We await the hon. Lady’s oration on that occasion with eager anticipation.
The Minister’s response is simply not good enough. We have waited for report after report, and these carbon budgets have been delayed time and again. I know that we have had an unnecessary and uncosted election, but even the United Nations is saying that our air is not clean. It is time that the Government took this seriously, acted and told the House the exact figures.
I think the hon. Gentleman is showing the effect of our late sitting hours with his grumpiness. He should be celebrating the fact that Britain has led the world in decarbonising our economy, while growing the economy at a greater rate than any other G7 country. If he wants more affirmation, he should read the PwC report on that. What we have to do now is set out a very difficult and long-term plan to meet the fourth and fifth carbon budgets and to go beyond. As always, that requires all of us to support this difficult progress right across the economy.

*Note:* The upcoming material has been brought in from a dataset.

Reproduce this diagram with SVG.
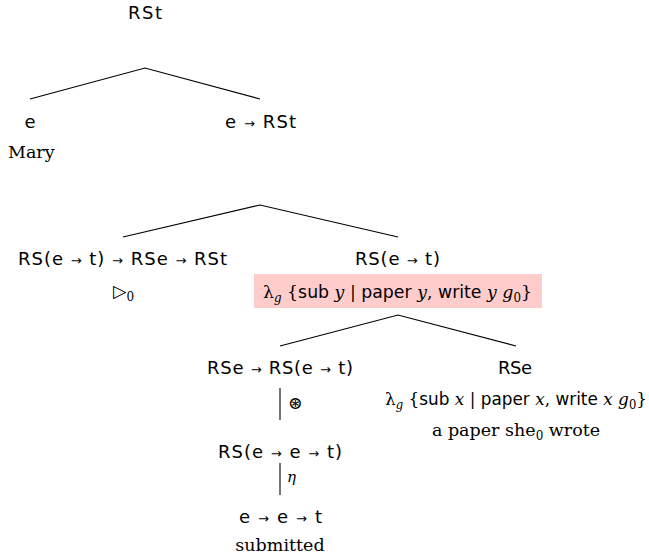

I hope that the hon. Gentleman will have a cup of coffee and cheer up.
The Minister is right to say that we have an excellent method of calculating our emissions, but she might have pointed out that other countries do not, and that the Intergovernmental Panel on Climate Change is currently preparing updated guidelines on how best to account for emissions. Will she confirm that, for that vital work to proceed, the UK Government will be one of those who increase their financial contribution to the IPCC to make good the shortfall left by President Trump’s decision to pull out of the Paris agreement? Does she also agree, now that the cost of offshore wind energy has fallen by a half in just two years, that those are the easiest emissions to calculate, because they are zero?
I hope that the hon. Gentleman will celebrate the fact that we entirely agree and have committed to increasing our contribution to the funding of that agency, directly as a result of the pull-out of the USA from the Paris agreement—although technically it cannot withdraw until 2020.